# Directions
Exactly the lines from the one with "Convert this chart to Plotly code." through the one with "import plotly.graph_objects as go" should be returned, both ends included and nothing else. Omit any pictures.

[Charts and diagrams as code]
────────────────

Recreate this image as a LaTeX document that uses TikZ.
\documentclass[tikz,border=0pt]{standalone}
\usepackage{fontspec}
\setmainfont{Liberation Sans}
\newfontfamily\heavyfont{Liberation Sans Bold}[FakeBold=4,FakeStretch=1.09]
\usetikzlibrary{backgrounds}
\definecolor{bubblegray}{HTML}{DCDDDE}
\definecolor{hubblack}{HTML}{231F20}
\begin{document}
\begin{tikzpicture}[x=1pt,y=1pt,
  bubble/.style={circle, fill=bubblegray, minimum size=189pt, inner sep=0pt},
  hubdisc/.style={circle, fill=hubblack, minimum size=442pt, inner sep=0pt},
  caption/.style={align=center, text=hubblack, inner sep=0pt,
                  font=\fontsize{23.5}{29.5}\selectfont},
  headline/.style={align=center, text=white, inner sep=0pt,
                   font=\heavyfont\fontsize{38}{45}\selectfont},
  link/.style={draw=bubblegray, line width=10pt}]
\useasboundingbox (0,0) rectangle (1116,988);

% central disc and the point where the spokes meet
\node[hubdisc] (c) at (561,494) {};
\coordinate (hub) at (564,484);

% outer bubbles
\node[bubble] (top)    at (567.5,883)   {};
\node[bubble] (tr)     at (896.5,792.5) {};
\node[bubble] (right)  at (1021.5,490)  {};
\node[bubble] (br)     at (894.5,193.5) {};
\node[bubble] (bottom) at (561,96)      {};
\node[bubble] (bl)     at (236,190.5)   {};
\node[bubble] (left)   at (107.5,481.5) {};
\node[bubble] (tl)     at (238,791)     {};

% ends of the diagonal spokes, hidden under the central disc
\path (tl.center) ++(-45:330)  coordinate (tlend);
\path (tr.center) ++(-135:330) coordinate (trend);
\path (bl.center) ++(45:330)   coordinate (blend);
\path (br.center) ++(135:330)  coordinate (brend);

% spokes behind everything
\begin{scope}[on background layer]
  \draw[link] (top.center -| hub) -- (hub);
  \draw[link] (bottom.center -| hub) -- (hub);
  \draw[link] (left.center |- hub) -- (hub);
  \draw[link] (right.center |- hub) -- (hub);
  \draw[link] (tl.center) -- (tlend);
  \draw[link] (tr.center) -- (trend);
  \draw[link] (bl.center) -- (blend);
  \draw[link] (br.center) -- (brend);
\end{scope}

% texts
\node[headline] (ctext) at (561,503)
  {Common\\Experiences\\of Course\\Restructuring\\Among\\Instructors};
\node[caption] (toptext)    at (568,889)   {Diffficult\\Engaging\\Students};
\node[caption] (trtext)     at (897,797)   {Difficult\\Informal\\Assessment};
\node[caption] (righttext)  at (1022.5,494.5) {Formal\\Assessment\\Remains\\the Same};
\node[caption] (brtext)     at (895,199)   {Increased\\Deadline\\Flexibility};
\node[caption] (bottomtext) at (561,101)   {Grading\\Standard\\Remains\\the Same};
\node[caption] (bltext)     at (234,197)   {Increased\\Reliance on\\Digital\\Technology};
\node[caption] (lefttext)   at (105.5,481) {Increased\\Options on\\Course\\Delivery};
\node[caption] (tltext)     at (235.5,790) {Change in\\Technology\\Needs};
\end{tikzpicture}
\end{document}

────────────────

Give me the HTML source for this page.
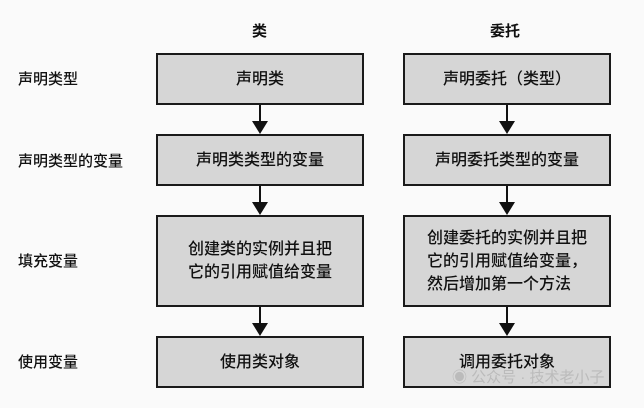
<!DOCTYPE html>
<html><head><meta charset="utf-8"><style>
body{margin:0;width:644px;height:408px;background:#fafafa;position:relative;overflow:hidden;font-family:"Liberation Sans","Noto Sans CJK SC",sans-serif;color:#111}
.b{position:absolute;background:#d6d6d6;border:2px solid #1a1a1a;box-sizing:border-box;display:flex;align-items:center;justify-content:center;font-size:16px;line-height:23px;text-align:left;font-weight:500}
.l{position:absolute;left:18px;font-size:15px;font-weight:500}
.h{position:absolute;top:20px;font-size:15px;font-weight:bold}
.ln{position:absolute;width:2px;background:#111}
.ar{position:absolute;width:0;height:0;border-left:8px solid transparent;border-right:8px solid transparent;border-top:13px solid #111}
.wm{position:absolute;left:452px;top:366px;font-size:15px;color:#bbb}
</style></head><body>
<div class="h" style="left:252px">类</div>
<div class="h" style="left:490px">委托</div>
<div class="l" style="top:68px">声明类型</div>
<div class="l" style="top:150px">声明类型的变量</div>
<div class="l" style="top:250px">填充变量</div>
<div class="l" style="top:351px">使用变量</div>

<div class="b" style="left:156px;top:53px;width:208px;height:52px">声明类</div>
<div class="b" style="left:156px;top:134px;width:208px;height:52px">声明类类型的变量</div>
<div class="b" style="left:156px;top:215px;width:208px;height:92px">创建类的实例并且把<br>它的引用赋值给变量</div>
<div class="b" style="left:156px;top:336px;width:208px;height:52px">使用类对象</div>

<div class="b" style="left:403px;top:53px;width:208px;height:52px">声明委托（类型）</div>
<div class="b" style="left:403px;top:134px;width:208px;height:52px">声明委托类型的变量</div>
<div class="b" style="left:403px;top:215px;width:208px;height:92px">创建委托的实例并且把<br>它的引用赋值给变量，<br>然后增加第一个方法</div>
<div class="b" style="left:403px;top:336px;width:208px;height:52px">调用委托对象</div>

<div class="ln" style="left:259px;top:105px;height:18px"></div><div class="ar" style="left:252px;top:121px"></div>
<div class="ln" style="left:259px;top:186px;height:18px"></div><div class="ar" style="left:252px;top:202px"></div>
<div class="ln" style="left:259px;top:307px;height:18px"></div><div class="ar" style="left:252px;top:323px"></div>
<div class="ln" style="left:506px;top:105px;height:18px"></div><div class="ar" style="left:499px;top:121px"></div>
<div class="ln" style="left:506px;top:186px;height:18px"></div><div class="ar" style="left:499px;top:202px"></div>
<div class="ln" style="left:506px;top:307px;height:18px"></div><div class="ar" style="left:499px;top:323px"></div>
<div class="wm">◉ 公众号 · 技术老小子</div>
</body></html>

────────────────

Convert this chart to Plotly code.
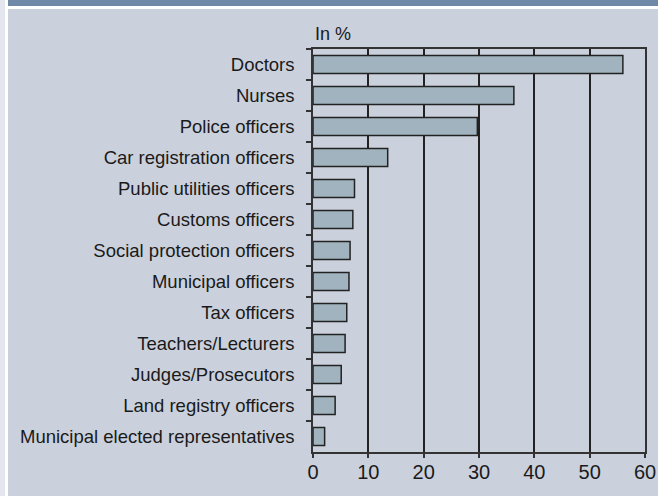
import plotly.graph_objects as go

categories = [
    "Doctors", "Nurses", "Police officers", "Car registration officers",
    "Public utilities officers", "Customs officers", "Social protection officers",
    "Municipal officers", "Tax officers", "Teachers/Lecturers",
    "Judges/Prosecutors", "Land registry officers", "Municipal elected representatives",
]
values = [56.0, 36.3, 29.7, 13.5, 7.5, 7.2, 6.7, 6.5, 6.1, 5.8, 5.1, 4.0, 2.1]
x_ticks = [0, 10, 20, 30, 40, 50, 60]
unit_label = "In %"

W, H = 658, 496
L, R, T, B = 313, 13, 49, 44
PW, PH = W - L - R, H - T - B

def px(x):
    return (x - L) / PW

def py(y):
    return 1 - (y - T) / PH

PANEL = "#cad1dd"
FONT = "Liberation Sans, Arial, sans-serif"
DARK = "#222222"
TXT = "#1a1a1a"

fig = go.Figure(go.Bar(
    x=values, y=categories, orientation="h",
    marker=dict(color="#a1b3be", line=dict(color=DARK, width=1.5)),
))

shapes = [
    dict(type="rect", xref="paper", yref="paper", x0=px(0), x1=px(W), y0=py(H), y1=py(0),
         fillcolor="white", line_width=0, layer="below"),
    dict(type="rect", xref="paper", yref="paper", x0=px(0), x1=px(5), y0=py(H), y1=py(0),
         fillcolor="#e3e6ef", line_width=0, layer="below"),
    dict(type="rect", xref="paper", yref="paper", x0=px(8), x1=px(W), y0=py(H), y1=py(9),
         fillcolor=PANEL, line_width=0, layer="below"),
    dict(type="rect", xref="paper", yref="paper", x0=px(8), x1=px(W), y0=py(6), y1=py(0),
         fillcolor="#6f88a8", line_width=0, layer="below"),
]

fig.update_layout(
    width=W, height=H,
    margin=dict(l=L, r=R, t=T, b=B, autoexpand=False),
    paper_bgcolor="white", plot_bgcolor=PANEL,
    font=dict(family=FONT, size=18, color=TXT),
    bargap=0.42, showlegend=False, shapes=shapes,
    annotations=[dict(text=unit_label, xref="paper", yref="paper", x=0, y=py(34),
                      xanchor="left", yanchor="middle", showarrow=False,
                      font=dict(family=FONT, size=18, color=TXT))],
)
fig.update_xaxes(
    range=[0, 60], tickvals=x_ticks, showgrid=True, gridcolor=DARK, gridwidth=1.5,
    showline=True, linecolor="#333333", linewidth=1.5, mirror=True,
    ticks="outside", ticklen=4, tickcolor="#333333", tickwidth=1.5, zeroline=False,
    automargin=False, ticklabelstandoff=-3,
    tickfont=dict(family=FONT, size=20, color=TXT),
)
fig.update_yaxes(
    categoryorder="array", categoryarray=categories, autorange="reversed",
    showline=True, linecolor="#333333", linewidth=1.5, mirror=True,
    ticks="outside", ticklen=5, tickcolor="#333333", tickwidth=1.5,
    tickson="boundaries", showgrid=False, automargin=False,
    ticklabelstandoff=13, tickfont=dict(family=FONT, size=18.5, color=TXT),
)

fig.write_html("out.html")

────────────────

# Output below
Convert this chart to Plotly code.
import plotly.graph_objects as go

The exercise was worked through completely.